The breadth and power of his critique is remarkable in its boldness. In equating well-being with GDP and with its focus on individuals rather than on relationships between people within families and communities, Deacon suggests that the economics profession overlooks much of what matters most to people.  

Moreover, he continues, ‘without an analysis of power, it is hard to understand inequality or much else in modern capitalism’.  By leaving questions of ethics to others, he asserts, ‘social justice became subservient to markets, and a concern with distribution was overruled by attention to the average, often nonsensically described as the “national interest.”  To become more aligned with reality, he suggests economists need to draw more generously on the ideas of philosophers, historians, and sociologists, ‘as Adam Smith did’.

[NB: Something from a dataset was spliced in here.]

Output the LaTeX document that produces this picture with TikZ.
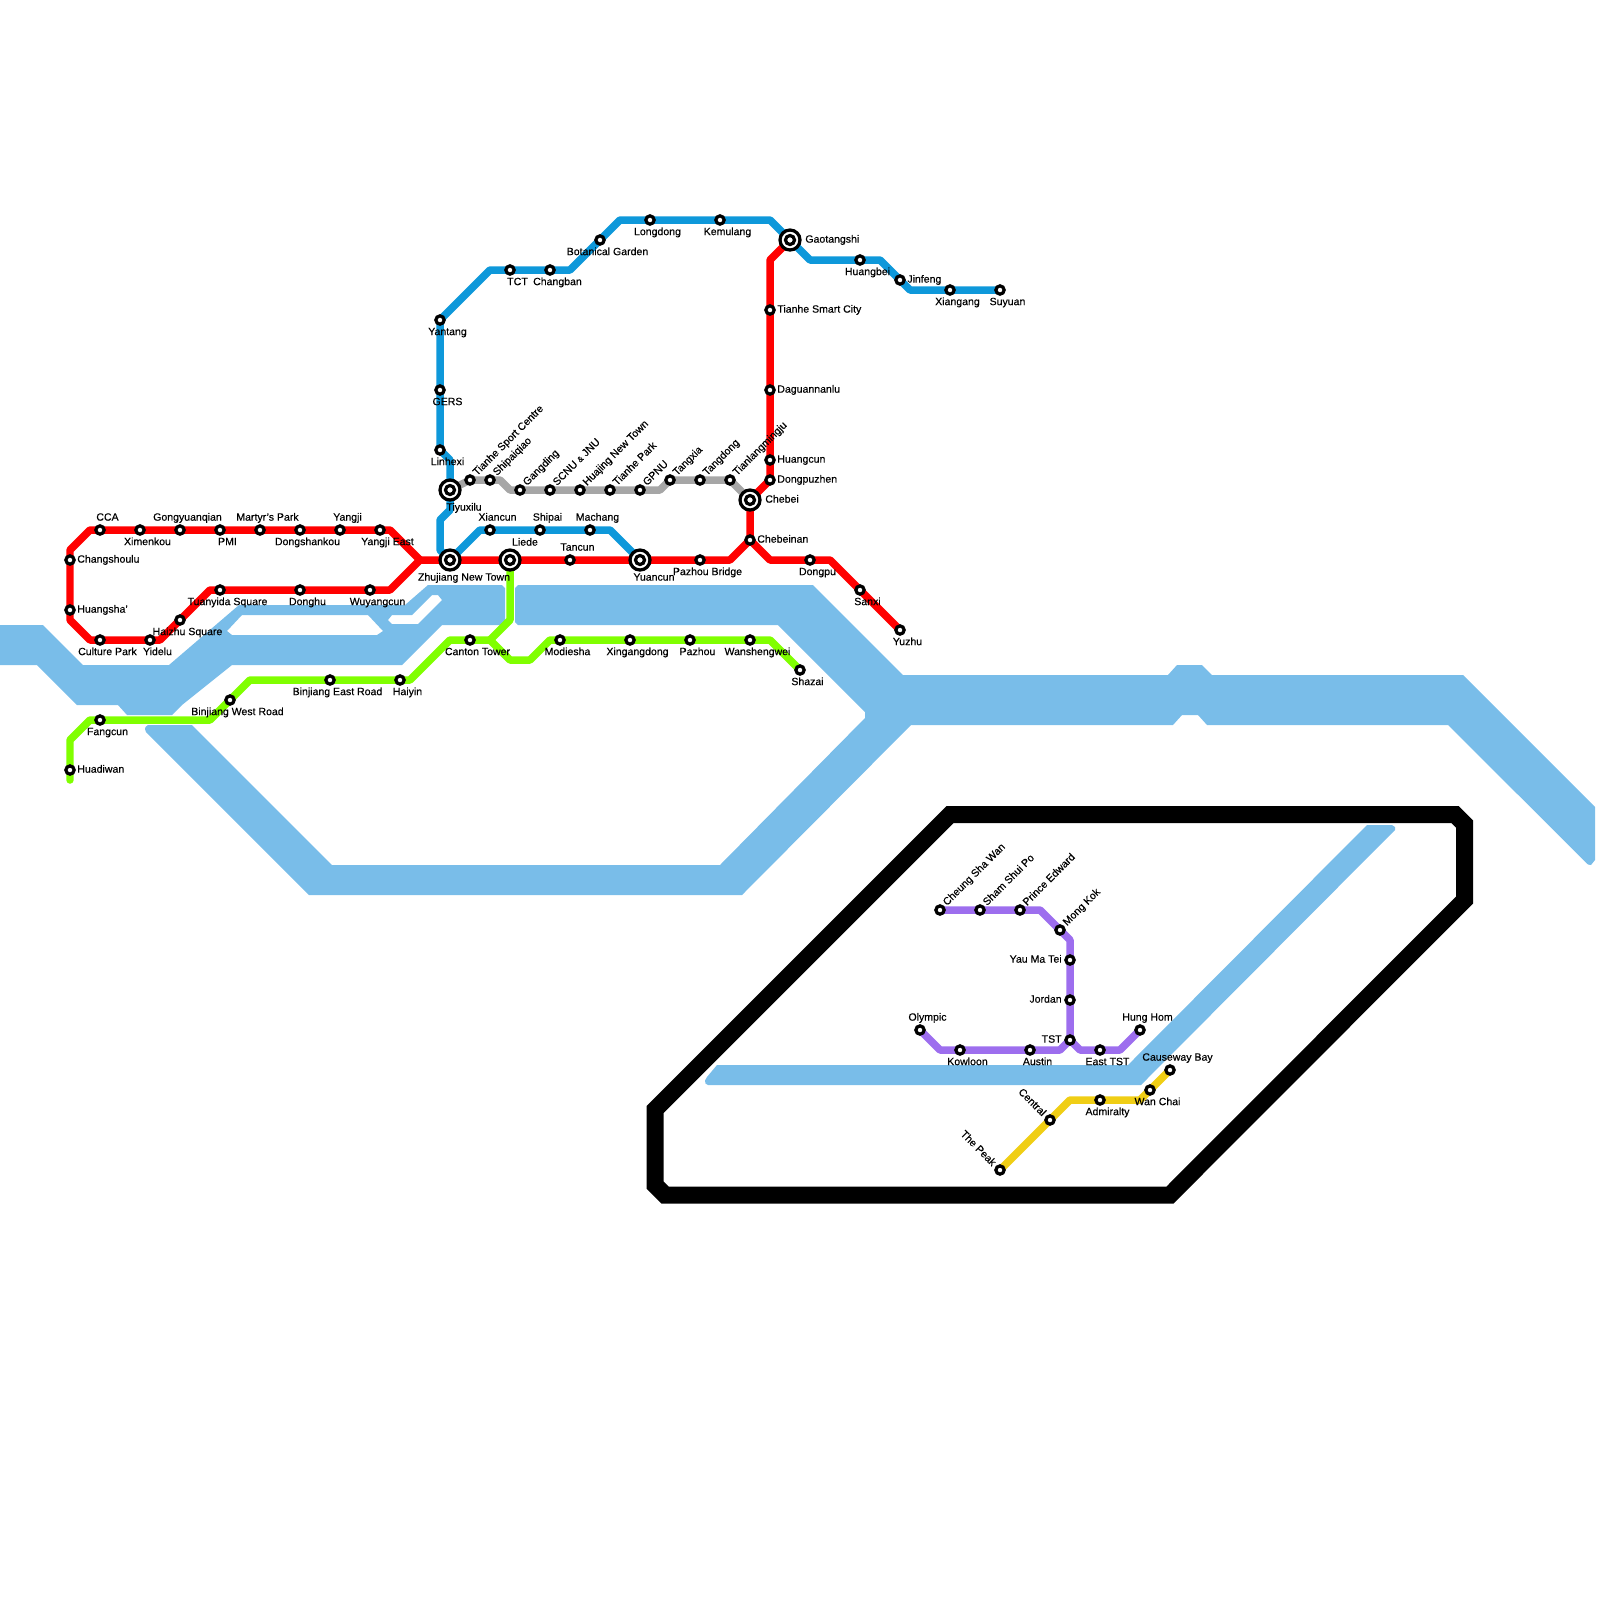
\documentclass[tikz,border=0pt]{standalone}
\usepackage{fontspec}
\setmainfont[FakeBold=0.35]{Liberation Sans}
\pgfdeclarelayer{lines}
\pgfdeclarelayer{water}
\pgfsetlayers{water,lines,main}
\definecolor{watercol}{HTML}{79BDE9}
\definecolor{redl}{HTML}{FF0000}
\definecolor{bluel}{HTML}{0E98DA}
\definecolor{greenl}{HTML}{80FF00}
\definecolor{greyl}{HTML}{A6A6A6}
\definecolor{purplel}{HTML}{9D6EEE}
\definecolor{yellowl}{HTML}{F0CE15}
\tikzset{
  station/.style={circle,draw=black,fill=white,line width=0.065cm,minimum size=0.165cm,inner sep=0pt},
  hub/.style={circle,draw=black,fill=white,line width=0.065cm,minimum size=0.40cm,inner sep=0pt,
    path picture={\draw[black,line width=0.065cm,fill=white] (path picture bounding box.center) circle (0.09cm);}},
  lab/.style={font=\fontsize{6pt}{7pt}\selectfont,inner sep=0pt,text=black,text height=4.3pt,text depth=1.3pt},
  lB/.style={lab,anchor=center,xshift=0.15cm,yshift=-0.25cm},
  lA/.style={lab,anchor=center,xshift=0.15cm,yshift=0.24cm},
  lR/.style={lab,anchor=west,xshift=0.14cm,yshift=0.00cm},
  lL/.style={lab,anchor=east,xshift=-0.16cm,yshift=0.00cm},
  lD/.style={lab,anchor=west,xshift=0.10cm,yshift=0.11cm,rotate=45},
  lU/.style={lab,anchor=east,xshift=-0.12cm,yshift=0.10cm,rotate=-45},
  hB/.style={lab,anchor=center,xshift=0.28cm,yshift=-0.36cm},
  hA/.style={lab,anchor=center,xshift=0.30cm,yshift=0.34cm},
  hR/.style={lab,anchor=west,xshift=0.30cm,yshift=0.00cm},
  metro/.style={line width=0.15cm,line join=round,line cap=round},
}
\newcommand\stn[5]{\node[station] (#1) at (#2,#3) {}; \node[#4] (#1t) at (#1.center) {#5};}
\newcommand\hubn[5]{\node[hub] (#1) at (#2,#3) {}; \node[#4] (#1t) at (#1.center) {#5};}
\begin{document}
\begin{tikzpicture}[x=0.02cm,y=-0.02cm]
\useasboundingbox (0,0) rectangle (1600,1600);
\begin{pgfonlayer}{water}
\fill[watercol,even odd rule]
 (0,625) -- (43,625) -- (83,665) -- (169,665) -- (239,605) -- (405,605) -- (428,585) -- (502,585) -- (505,588) -- (505,622) -- (502,625) -- (442,625) -- (402,665) -- (232,665) -- (182,705) -- (172,715) -- (127,715) -- (118,705) -- (77,705) -- (37,665) -- (0,665) -- cycle
 (242,615) -- (368,615) -- (383,631) -- (377,635) -- (232,635) -- (227,631) -- cycle
 (388,620) -- (392,615) -- (412,615) -- (432,595) -- (438,595) -- (442,600) -- (418,624) -- (392,624) -- cycle;
\fill[watercol]
 (518,585) -- (813,585) -- (903,675) -- (1168,675) -- (1177,665) -- (1202,665) -- (1212,675) -- (1463,675) -- (1595,807) -- (1595,860) -- (1591,865) -- (1588,864.5) -- (1448,725) -- (1207,725) -- (1198,715) -- (1182,715) -- (1173,725) -- (911,725) -- (742,895) -- (309,895) -- (146,732) -- (145,729) -- (145.5,727) -- (148,725) -- (192,725) -- (332,865) -- (720,865) -- (865,718) -- (865,712) -- (778,625) -- (518,625) -- (515,622) -- (515,588) -- cycle;
\fill[watercol]
 (717,1065) -- (1128,1065) -- (1367,825) -- (1392,825) -- (1395,827) -- (1395,830) -- (1141,1085) -- (708,1085) -- (705.5,1083.5) -- (705,1080.5) -- (707,1077) -- cycle;
\draw[black,line width=0.34cm,line join=miter]
 (655,1109.5) -- (950,814.5) -- (1455,814.5) -- (1464.5,824) -- (1464.5,900) -- (1170,1195) -- (665,1195) -- (655,1185) -- cycle;
\end{pgfonlayer}

% red
\stn{cca}{100}{530}{lA}{CCA}
\stn{ximenkou}{140}{530}{lB}{Ximenkou}
\stn{gongyuanqian}{180}{530}{lA}{Gongyuanqian}
\stn{pmi}{220}{530}{lB}{PMI}
\stn{martyr}{260}{530}{lA}{Martyr's Park}
\stn{dongshankou}{300}{530}{lB}{Dongshankou}
\stn{yangji}{340}{530}{lA}{Yangji}
\stn{yangjieast}{380}{530}{lB}{Yangji East}
\stn{changshoulu}{70}{560}{lR}{Changshoulu}
\stn{huangsha}{70}{610}{lR}{Huangsha'}
\stn{culturepark}{100}{640}{lB}{Culture Park}
\stn{yidelu}{150}{640}{lB}{Yidelu}
\stn{haizhu}{180}{620}{lB}{Haizhu Square}
\stn{tuanyida}{220}{590}{lB}{Tuanyida Square}
\stn{donghu}{300}{590}{lB}{Donghu}
\stn{wuyangcun}{370}{590}{lB}{Wuyangcun}
\hubn{zhujiang}{450}{560}{hB}{Zhujiang New Town}
\hubn{liede}{510}{560}{hA}{Liede}
\stn{tancun}{570}{560}{lA}{Tancun}
\hubn{yuancun}{640}{560}{hB}{Yuancun}
\stn{pazhoubridge}{700}{560}{lB}{Pazhou Bridge}
\stn{chebeinan}{750}{540}{lR}{Chebeinan}
\stn{dongpu}{810}{560}{lB}{Dongpu}
\stn{sanxi}{860}{590}{lB}{Sanxi}
\stn{yuzhu}{900}{630}{lB}{Yuzhu}
\hubn{chebei}{750}{500}{hR}{Chebei}
\stn{dongpuzhen}{770}{480}{lR}{Dongpuzhen}
\stn{huangcun}{770}{460}{lR}{Huangcun}
\stn{daguannanlu}{770}{390}{lR}{Daguannanlu}
\stn{smartcity}{770}{310}{lR}{Tianhe Smart City}
\hubn{gaotangshi}{790}{240}{hR}{Gaotangshi}
% blue
\stn{suyuan}{1000}{290}{lB}{Suyuan}
\stn{xiangang}{950}{290}{lB}{Xiangang}
\stn{jinfeng}{900}{280}{lR}{Jinfeng}
\stn{huangbei}{860}{260}{lB}{Huangbei}
\stn{kemulang}{720}{220}{lB}{Kemulang}
\stn{longdong}{650}{220}{lB}{Longdong}
\stn{botanical}{600}{240}{lB}{Botanical Garden}
\stn{changban}{550}{270}{lB}{Changban}
\stn{tct}{510}{270}{lB}{TCT}
\stn{yantang}{440}{320}{lB}{Yantang}
\stn{gers}{440}{390}{lB}{GERS}
\stn{linhexi}{440}{450}{lB}{Linhexi}
\hubn{tiyuxilu}{450}{490}{hB}{Tiyuxilu}
\stn{xiancun}{490}{530}{lA}{Xiancun}
\stn{shipai}{540}{530}{lA}{Shipai}
\stn{machang}{590}{530}{lA}{Machang}
% grey
\stn{sportcentre}{470}{480}{lD}{Tianhe Sport Centre}
\stn{shipaiqiao}{490}{480}{lD}{Shipaiqiao}
\stn{gangding}{520}{490}{lD}{Gangding}
\stn{scnu}{550}{490}{lD}{SCNU {\fontsize{4.5pt}{5pt}\selectfont\&} JNU}
\stn{huajing}{580}{490}{lD}{Huajing New Town}
\stn{tianhepark}{610}{490}{lD}{Tianhe Park}
\stn{gpnu}{640}{490}{lD}{GPNU}
\stn{tangxia}{670}{480}{lD}{Tangxia}
\stn{tangdong}{700}{480}{lD}{Tangdong}
\stn{tianlang}{730}{480}{lD}{Tianlangmingju}
% green
\stn{huadiwan}{70}{770}{lR}{Huadiwan}
\stn{fangcun}{100}{720}{lB}{Fangcun}
\stn{binjiangw}{230}{700}{lB}{Binjiang West Road}
\stn{binjiange}{330}{680}{lB}{Binjiang East Road}
\stn{haiyin}{400}{680}{lB}{Haiyin}
\stn{cantontower}{470}{640}{lB}{Canton Tower}
\stn{modiesha}{560}{640}{lB}{Modiesha}
\stn{xingangdong}{630}{640}{lB}{Xingangdong}
\stn{pazhou}{690}{640}{lB}{Pazhou}
\stn{wanshengwei}{750}{640}{lB}{Wanshengwei}
\stn{shazai}{800}{670}{lB}{Shazai}
% purple
\stn{cheungshawan}{940}{910}{lD}{Cheung Sha Wan}
\stn{shamshuipo}{980}{910}{lD}{Sham Shui Po}
\stn{princeedward}{1020}{910}{lD}{Prince Edward}
\stn{mongkok}{1060}{930}{lD}{Mong Kok}
\stn{yaumatei}{1070}{960}{lL}{Yau Ma Tei}
\stn{jordan}{1070}{1000}{lL}{Jordan}
\stn{tst}{1070}{1040}{lL}{TST}
\stn{olympic}{920}{1030}{lA}{Olympic}
\stn{kowloon}{960}{1050}{lB}{Kowloon}
\stn{austin}{1030}{1050}{lB}{Austin}
\stn{easttst}{1100}{1050}{lB}{East TST}
\stn{hunghom}{1140}{1030}{lA}{Hung Hom}
% yellow
\stn{thepeak}{1000}{1170}{lU}{The Peak}
\stn{central}{1050}{1120}{lU}{Central}
\stn{admiralty}{1100}{1100}{lB}{Admiralty}
\stn{wanchai}{1150}{1090}{lB}{Wan Chai}
\stn{causeway}{1170}{1070}{lA}{Causeway Bay}

% bends
\coordinate (rA) at (420,560);
\coordinate (rB) at (390,530);
\coordinate (rC) at (90,530);
\coordinate (rD) at (70,550);
\coordinate (rE) at (70,620);
\coordinate (rF) at (90,640);
\coordinate (rG) at (160,640);
\coordinate (rH) at (210,590);
\coordinate (rI) at (390,590);
\coordinate (rJ) at (730,560);
\coordinate (rK) at (770,560);
\coordinate (rL) at (830,560);
\coordinate (rM) at (770,260);
\coordinate (bA) at (910,290);
\coordinate (bB) at (880,260);
\coordinate (bC) at (810,260);
\coordinate (bD) at (770,220);
\coordinate (bE) at (620,220);
\coordinate (bF) at (570,270);
\coordinate (bG) at (490,270);
\coordinate (bH) at (450,460);
\coordinate (bI) at (450,510);
\coordinate (bJ) at (440,520);
\coordinate (bK) at (440,550);
\coordinate (bL) at (480,530);
\coordinate (bM) at (610,530);
\coordinate (gA) at (500,480);
\coordinate (gB) at (510,490);
\coordinate (gC) at (660,490);
\coordinate (nA) at (70,780);
\coordinate (nB) at (70,740);
\coordinate (nC) at (90,720);
\coordinate (nD) at (210,720);
\coordinate (nE) at (250,680);
\coordinate (nF) at (410,680);
\coordinate (nG) at (450,640);
\coordinate (nH) at (490,640);
\coordinate (nI) at (510,620);
\coordinate (nJ) at (510,660);
\coordinate (nK) at (530,660);
\coordinate (nL) at (550,640);
\coordinate (nM) at (770,640);
\coordinate (pA) at (1040,910);
\coordinate (pB) at (1070,940);
\coordinate (pC) at (940,1050);
\coordinate (pD) at (1060,1050);
\coordinate (pE) at (1080,1050);
\coordinate (pF) at (1120,1050);
\coordinate (yA) at (1070,1100);
\coordinate (yB) at (1140,1100);

\begin{pgfonlayer}{lines}
\draw[metro,greyl] (tiyuxilu.center) -- (sportcentre.center) -- (shipaiqiao.center) -- (gA) -- (gB) -- (gangding.center) -- (scnu.center) -- (huajing.center) -- (tianhepark.center) -- (gpnu.center) -- (gC) -- (tangxia.center) -- (tangdong.center) -- (tianlang.center) -- (chebei.center);
\draw[metro,bluel] (suyuan.center) -- (xiangang.center) -- (bA) -- (jinfeng.center) -- (bB) -- (huangbei.center) -- (bC) -- (gaotangshi.center) -- (bD) -- (kemulang.center) -- (longdong.center) -- (bE) -- (botanical.center) -- (bF) -- (changban.center) -- (tct.center) -- (bG) -- (yantang.center) -- (gers.center) -- (linhexi.center) -- (bH) -- (tiyuxilu.center) -- (bI) -- (bJ) -- (bK) -- (zhujiang.center) -- (bL) -- (xiancun.center) -- (shipai.center) -- (machang.center) -- (bM) -- (yuancun.center);
\draw[metro,greenl] (nA) -- (huadiwan.center) -- (nB) -- (nC) -- (fangcun.center) -- (nD) -- (binjiangw.center) -- (nE) -- (binjiange.center) -- (haiyin.center) -- (nF) -- (nG) -- (cantontower.center) -- (nH) -- (nJ) -- (nK) -- (nL) -- (modiesha.center) -- (xingangdong.center) -- (pazhou.center) -- (wanshengwei.center) -- (nM) -- (shazai.center);
\draw[metro,greenl] (nH) -- (nI) -- (liede.center);
\draw[metro,purplel] (cheungshawan.center) -- (shamshuipo.center) -- (princeedward.center) -- (pA) -- (mongkok.center) -- (pB) -- (yaumatei.center) -- (jordan.center) -- (tst.center) -- (pE) -- (easttst.center) -- (pF) -- (hunghom.center);
\draw[metro,purplel] (olympic.center) -- (pC) -- (kowloon.center) -- (austin.center) -- (pD) -- (tst.center);
\draw[metro,yellowl] (thepeak.center) -- (central.center) -- (yA) -- (admiralty.center) -- (yB) -- (wanchai.center) -- (causeway.center);
\draw[metro,redl] (rA) -- (rB) -- (yangjieast.center) -- (yangji.center) -- (dongshankou.center) -- (martyr.center) -- (pmi.center) -- (gongyuanqian.center) -- (ximenkou.center) -- (cca.center) -- (rC) -- (rD) -- (changshoulu.center) -- (huangsha.center) -- (rE) -- (rF) -- (culturepark.center) -- (yidelu.center) -- (rG) -- (haizhu.center) -- (rH) -- (tuanyida.center) -- (donghu.center) -- (wuyangcun.center) -- (rI) -- (rA);
\draw[metro,redl] (rA) -- (zhujiang.center) -- (liede.center) -- (tancun.center) -- (yuancun.center) -- (pazhoubridge.center) -- (rJ) -- (chebeinan.center) -- (rK) -- (dongpu.center) -- (rL) -- (sanxi.center) -- (yuzhu.center);
\draw[metro,redl] (chebeinan.center) -- (chebei.center) -- (dongpuzhen.center) -- (huangcun.center) -- (daguannanlu.center) -- (smartcity.center) -- (rM) -- (gaotangshi.center);
\end{pgfonlayer}
\end{tikzpicture}
\end{document}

Deaton declares himself sceptical of the benefits of free trade and of the claim ‘which I and others have made in the past, that globalization was responsible for the vast reduction in global poverty over the past 30 years’.  Specifically, he believes that ‘the reduction in poverty in India had little to do with world trade’. Large corporations, he argues, have too much power over working conditions and wages, and trade unions need to play a more active role in economic decision-making.  

His conclusion is devastating: ‘…….when efficiency comes with upward redistribution—frequently though not inevitably—our recommendations become little more than a license for plunder.

Perhaps of even greater significance than the power of Deaton’s critique is where the article is published – in the IMF’s online Finance and Development magazine as one of a number of pieces under the theme, Rethinking Economics. This is a publication aimed not at the general public but at decision-makers at the heart of economics policy making.  

Dare we believe that this voice from within the establishment is indicative of a wider seismic shift in our collective thinking?  One can only hope so.